**PROBLEM TO SOLVE**:
Only the lines from the start of the data through the line containing "var seda = '#868686';" should be written out, exactly as they are, with both ends included and the pictures left out.

··· DATA SHOWN

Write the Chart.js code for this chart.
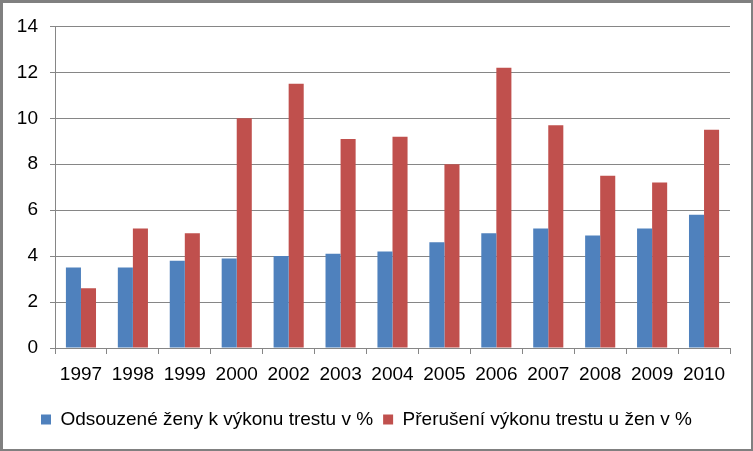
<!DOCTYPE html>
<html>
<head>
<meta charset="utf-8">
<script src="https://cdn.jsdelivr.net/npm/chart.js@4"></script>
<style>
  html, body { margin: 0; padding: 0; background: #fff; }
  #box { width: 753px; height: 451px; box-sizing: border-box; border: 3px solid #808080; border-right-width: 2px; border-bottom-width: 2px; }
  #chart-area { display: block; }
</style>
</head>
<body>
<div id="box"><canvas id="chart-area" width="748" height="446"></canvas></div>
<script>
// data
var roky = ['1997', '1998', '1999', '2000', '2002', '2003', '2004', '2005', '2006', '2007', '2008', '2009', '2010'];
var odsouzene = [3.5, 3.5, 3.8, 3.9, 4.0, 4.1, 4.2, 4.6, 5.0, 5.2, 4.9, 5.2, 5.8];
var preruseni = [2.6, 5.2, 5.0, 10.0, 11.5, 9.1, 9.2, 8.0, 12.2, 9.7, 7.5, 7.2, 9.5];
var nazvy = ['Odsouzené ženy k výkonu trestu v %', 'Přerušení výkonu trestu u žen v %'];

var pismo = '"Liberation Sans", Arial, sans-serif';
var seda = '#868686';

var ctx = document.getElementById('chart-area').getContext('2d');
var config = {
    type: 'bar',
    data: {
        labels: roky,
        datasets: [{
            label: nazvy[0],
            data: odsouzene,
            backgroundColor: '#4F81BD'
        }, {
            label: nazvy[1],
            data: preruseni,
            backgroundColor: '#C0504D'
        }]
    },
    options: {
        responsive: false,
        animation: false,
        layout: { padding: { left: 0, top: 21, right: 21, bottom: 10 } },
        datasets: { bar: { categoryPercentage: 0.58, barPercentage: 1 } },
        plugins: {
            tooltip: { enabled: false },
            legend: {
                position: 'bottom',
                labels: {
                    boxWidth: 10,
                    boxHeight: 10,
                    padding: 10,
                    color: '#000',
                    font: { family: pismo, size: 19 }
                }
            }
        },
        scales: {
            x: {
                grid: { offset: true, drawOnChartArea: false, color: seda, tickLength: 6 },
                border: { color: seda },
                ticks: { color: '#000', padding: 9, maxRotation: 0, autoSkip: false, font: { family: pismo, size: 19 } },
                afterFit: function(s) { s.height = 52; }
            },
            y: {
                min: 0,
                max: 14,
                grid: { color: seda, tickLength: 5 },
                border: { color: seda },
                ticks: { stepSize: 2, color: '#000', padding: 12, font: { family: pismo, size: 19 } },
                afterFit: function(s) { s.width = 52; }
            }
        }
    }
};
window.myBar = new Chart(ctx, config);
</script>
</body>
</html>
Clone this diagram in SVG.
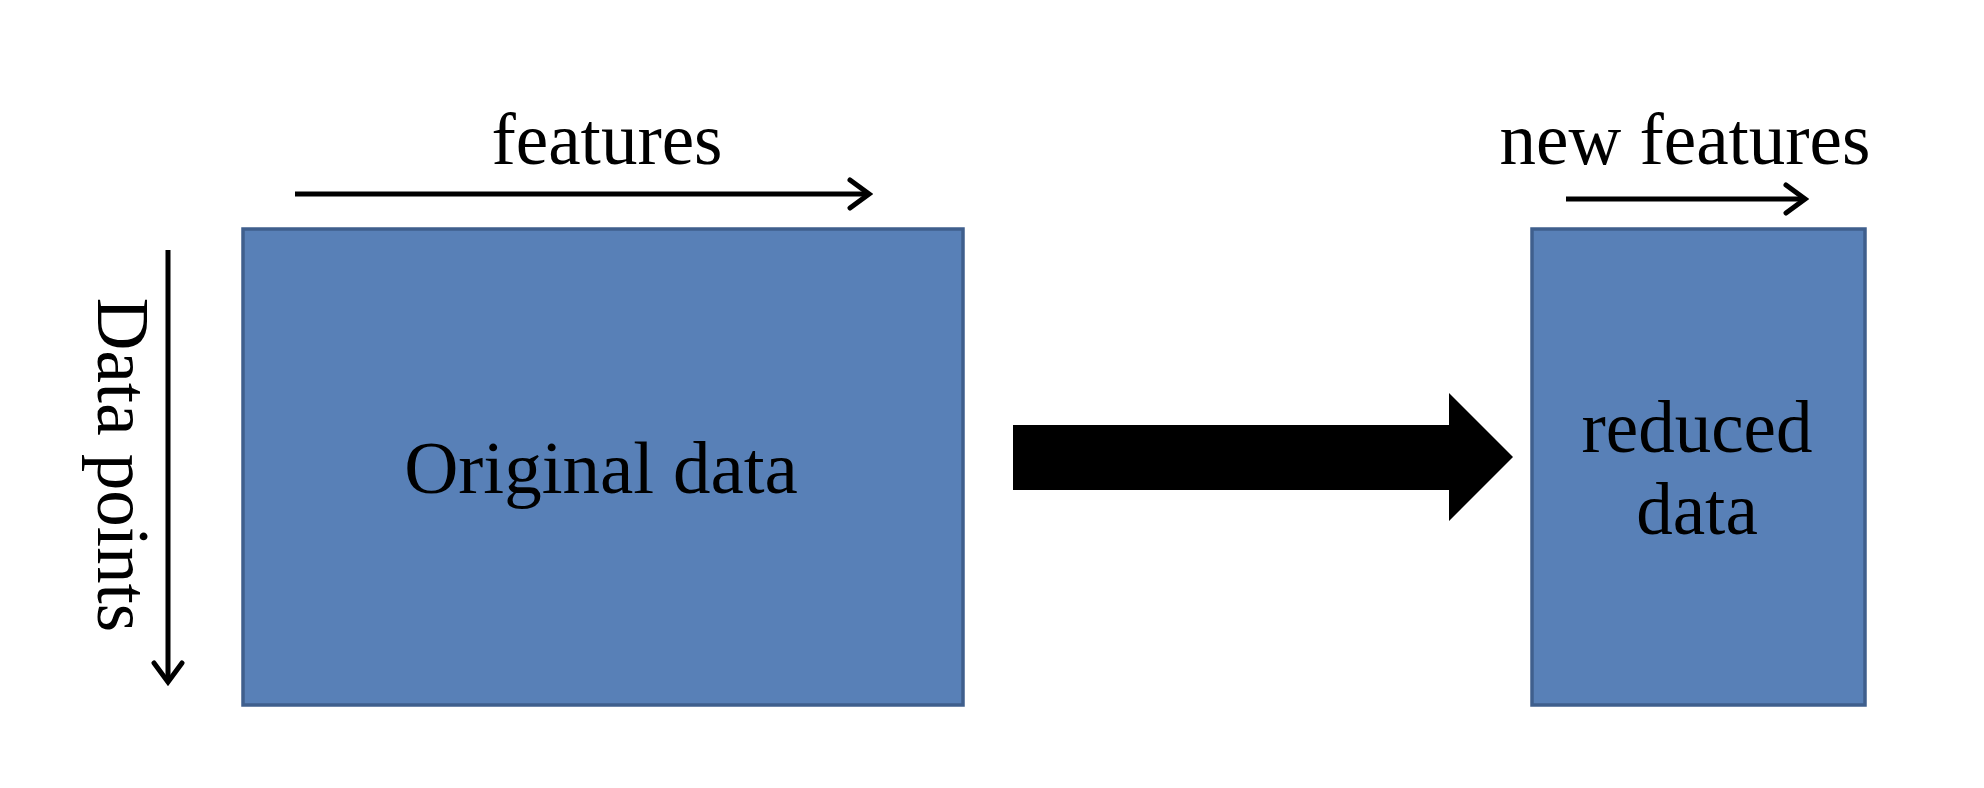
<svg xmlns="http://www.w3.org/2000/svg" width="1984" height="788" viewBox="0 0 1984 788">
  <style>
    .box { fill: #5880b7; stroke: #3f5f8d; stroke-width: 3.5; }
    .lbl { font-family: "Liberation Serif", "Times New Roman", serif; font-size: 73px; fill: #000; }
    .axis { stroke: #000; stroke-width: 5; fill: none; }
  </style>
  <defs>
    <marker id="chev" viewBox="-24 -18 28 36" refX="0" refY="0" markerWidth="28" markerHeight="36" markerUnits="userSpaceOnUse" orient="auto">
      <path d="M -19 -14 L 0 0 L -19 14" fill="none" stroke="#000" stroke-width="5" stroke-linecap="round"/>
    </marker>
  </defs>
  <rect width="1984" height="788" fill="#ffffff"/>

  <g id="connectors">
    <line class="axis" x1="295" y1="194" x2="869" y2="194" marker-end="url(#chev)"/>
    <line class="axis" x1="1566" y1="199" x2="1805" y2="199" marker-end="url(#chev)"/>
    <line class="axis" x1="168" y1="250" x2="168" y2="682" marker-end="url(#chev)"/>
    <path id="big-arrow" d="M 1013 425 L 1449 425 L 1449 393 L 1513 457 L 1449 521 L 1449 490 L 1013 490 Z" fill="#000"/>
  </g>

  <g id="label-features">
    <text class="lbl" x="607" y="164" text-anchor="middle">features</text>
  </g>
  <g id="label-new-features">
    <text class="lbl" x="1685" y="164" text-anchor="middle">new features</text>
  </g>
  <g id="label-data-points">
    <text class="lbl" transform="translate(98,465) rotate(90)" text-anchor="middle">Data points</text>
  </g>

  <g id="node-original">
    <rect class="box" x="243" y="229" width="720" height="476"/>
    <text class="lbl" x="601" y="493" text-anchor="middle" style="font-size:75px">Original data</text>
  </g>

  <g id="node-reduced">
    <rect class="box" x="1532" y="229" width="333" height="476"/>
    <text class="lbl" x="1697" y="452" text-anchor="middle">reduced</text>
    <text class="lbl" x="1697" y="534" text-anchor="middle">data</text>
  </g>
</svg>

······

**RESPONSE TO THE EXERCISE**:
Write the Chart.js code for this chart.
<!DOCTYPE html>
<html>
<head>
<meta charset="utf-8">
<script src="https://cdn.jsdelivr.net/npm/chart.js@4"></script>
<style>
  html, body { margin: 0; padding: 0; background: #fff; }
  #box { width: 753px; height: 451px; box-sizing: border-box; border: 3px solid #808080; border-right-width: 2px; border-bottom-width: 2px; }
  #chart-area { display: block; }
</style>
</head>
<body>
<div id="box"><canvas id="chart-area" width="748" height="446"></canvas></div>
<script>
// data
var roky = ['1997', '1998', '1999', '2000', '2002', '2003', '2004', '2005', '2006', '2007', '2008', '2009', '2010'];
var odsouzene = [3.5, 3.5, 3.8, 3.9, 4.0, 4.1, 4.2, 4.6, 5.0, 5.2, 4.9, 5.2, 5.8];
var preruseni = [2.6, 5.2, 5.0, 10.0, 11.5, 9.1, 9.2, 8.0, 12.2, 9.7, 7.5, 7.2, 9.5];
var nazvy = ['Odsouzené ženy k výkonu trestu v %', 'Přerušení výkonu trestu u žen v %'];

var pismo = '"Liberation Sans", Arial, sans-serif';
var seda = '#868686';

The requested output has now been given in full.